'''

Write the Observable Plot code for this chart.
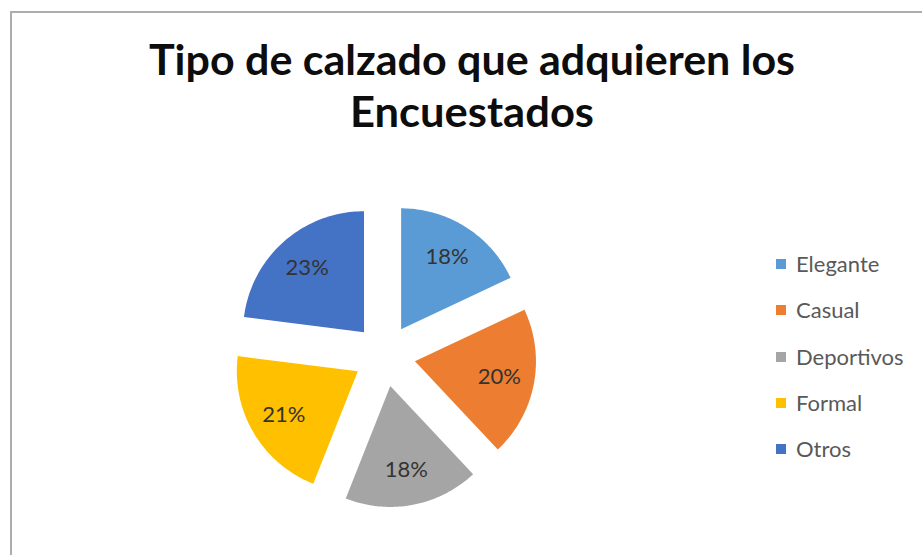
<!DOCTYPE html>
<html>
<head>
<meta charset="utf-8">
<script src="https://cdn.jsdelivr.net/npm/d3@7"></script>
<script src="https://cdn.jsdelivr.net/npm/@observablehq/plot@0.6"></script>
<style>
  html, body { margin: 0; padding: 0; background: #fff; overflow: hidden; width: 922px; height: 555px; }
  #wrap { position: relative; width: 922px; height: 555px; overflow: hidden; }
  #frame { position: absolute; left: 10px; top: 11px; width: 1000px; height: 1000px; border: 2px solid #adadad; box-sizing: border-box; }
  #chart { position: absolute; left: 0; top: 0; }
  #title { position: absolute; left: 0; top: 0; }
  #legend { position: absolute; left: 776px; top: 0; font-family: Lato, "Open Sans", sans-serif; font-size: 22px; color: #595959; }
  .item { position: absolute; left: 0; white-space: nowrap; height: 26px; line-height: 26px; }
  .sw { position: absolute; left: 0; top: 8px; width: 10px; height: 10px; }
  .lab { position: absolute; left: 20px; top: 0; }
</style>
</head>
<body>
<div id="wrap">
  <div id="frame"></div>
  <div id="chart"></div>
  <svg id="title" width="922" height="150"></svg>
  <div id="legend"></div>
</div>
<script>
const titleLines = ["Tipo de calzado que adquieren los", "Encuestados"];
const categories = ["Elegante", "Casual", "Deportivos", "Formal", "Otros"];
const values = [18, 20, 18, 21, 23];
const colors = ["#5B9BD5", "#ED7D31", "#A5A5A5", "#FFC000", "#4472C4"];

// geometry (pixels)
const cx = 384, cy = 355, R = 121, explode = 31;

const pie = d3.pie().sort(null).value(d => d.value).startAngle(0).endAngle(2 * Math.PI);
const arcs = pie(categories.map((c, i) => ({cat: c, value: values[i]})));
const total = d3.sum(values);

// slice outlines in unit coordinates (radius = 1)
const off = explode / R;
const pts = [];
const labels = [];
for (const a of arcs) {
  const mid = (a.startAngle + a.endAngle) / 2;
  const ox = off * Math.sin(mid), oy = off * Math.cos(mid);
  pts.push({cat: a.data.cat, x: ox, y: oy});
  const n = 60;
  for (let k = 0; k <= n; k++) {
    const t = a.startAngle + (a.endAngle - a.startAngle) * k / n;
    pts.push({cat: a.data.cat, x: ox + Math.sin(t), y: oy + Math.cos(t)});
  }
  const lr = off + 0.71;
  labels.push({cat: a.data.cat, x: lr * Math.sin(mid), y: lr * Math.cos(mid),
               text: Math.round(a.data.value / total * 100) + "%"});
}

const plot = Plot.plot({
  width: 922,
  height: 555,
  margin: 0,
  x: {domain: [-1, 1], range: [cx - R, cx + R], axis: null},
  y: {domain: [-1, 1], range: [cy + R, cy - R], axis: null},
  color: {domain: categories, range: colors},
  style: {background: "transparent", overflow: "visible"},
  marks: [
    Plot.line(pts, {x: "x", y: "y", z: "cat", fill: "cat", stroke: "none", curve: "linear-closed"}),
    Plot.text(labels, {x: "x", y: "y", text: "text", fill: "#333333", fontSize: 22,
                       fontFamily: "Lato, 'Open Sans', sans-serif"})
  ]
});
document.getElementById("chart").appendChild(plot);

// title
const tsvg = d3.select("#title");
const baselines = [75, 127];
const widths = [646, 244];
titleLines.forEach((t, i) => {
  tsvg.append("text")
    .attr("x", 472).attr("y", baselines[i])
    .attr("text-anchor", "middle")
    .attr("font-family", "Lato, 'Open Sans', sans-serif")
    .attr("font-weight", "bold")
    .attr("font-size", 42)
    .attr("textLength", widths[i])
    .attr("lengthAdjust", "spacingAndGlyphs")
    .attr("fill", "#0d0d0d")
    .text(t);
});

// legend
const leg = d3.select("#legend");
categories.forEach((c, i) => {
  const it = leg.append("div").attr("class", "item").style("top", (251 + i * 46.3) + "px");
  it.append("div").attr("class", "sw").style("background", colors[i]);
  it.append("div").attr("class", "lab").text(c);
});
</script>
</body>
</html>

'''

**WHAT TO WORK ON**
Make an exact copy of the whole listing, but don't bring over any pictures.

**EXERCISE ANSWER**
Write the Observable Plot code for this chart.
<!DOCTYPE html>
<html>
<head>
<meta charset="utf-8">
<script src="https://cdn.jsdelivr.net/npm/d3@7"></script>
<script src="https://cdn.jsdelivr.net/npm/@observablehq/plot@0.6"></script>
<style>
  html, body { margin: 0; padding: 0; background: #fff; overflow: hidden; width: 922px; height: 555px; }
  #wrap { position: relative; width: 922px; height: 555px; overflow: hidden; }
  #frame { position: absolute; left: 10px; top: 11px; width: 1000px; height: 1000px; border: 2px solid #adadad; box-sizing: border-box; }
  #chart { position: absolute; left: 0; top: 0; }
  #title { position: absolute; left: 0; top: 0; }
  #legend { position: absolute; left: 776px; top: 0; font-family: Lato, "Open Sans", sans-serif; font-size: 22px; color: #595959; }
  .item { position: absolute; left: 0; white-space: nowrap; height: 26px; line-height: 26px; }
  .sw { position: absolute; left: 0; top: 8px; width: 10px; height: 10px; }
  .lab { position: absolute; left: 20px; top: 0; }
</style>
</head>
<body>
<div id="wrap">
  <div id="frame"></div>
  <div id="chart"></div>
  <svg id="title" width="922" height="150"></svg>
  <div id="legend"></div>
</div>
<script>
const titleLines = ["Tipo de calzado que adquieren los", "Encuestados"];
const categories = ["Elegante", "Casual", "Deportivos", "Formal", "Otros"];
const values = [18, 20, 18, 21, 23];
const colors = ["#5B9BD5", "#ED7D31", "#A5A5A5", "#FFC000", "#4472C4"];

// geometry (pixels)
const cx = 384, cy = 355, R = 121, explode = 31;

const pie = d3.pie().sort(null).value(d => d.value).startAngle(0).endAngle(2 * Math.PI);
const arcs = pie(categories.map((c, i) => ({cat: c, value: values[i]})));
const total = d3.sum(values);

// slice outlines in unit coordinates (radius = 1)
const off = explode / R;
const pts = [];
const labels = [];
for (const a of arcs) {
  const mid = (a.startAngle + a.endAngle) / 2;
  const ox = off * Math.sin(mid), oy = off * Math.cos(mid);
  pts.push({cat: a.data.cat, x: ox, y: oy});
  const n = 60;
  for (let k = 0; k <= n; k++) {
    const t = a.startAngle + (a.endAngle - a.startAngle) * k / n;
    pts.push({cat: a.data.cat, x: ox + Math.sin(t), y: oy + Math.cos(t)});
  }
  const lr = off + 0.71;
  labels.push({cat: a.data.cat, x: lr * Math.sin(mid), y: lr * Math.cos(mid),
               text: Math.round(a.data.value / total * 100) + "%"});
}

const plot = Plot.plot({
  width: 922,
  height: 555,
  margin: 0,
  x: {domain: [-1, 1], range: [cx - R, cx + R], axis: null},
  y: {domain: [-1, 1], range: [cy + R, cy - R], axis: null},
  color: {domain: categories, range: colors},
  style: {background: "transparent", overflow: "visible"},
  marks: [
    Plot.line(pts, {x: "x", y: "y", z: "cat", fill: "cat", stroke: "none", curve: "linear-closed"}),
    Plot.text(labels, {x: "x", y: "y", text: "text", fill: "#333333", fontSize: 22,
                       fontFamily: "Lato, 'Open Sans', sans-serif"})
  ]
});
document.getElementById("chart").appendChild(plot);

// title
const tsvg = d3.select("#title");
const baselines = [75, 127];
const widths = [646, 244];
titleLines.forEach((t, i) => {
  tsvg.append("text")
    .attr("x", 472).attr("y", baselines[i])
    .attr("text-anchor", "middle")
    .attr("font-family", "Lato, 'Open Sans', sans-serif")
    .attr("font-weight", "bold")
    .attr("font-size", 42)
    .attr("textLength", widths[i])
    .attr("lengthAdjust", "spacingAndGlyphs")
    .attr("fill", "#0d0d0d")
    .text(t);
});

// legend
const leg = d3.select("#legend");
categories.forEach((c, i) => {
  const it = leg.append("div").attr("class", "item").style("top", (251 + i * 46.3) + "px");
  it.append("div").attr("class", "sw").style("background", colors[i]);
  it.append("div").attr("class", "lab").text(c);
});
</script>
</body>
</html>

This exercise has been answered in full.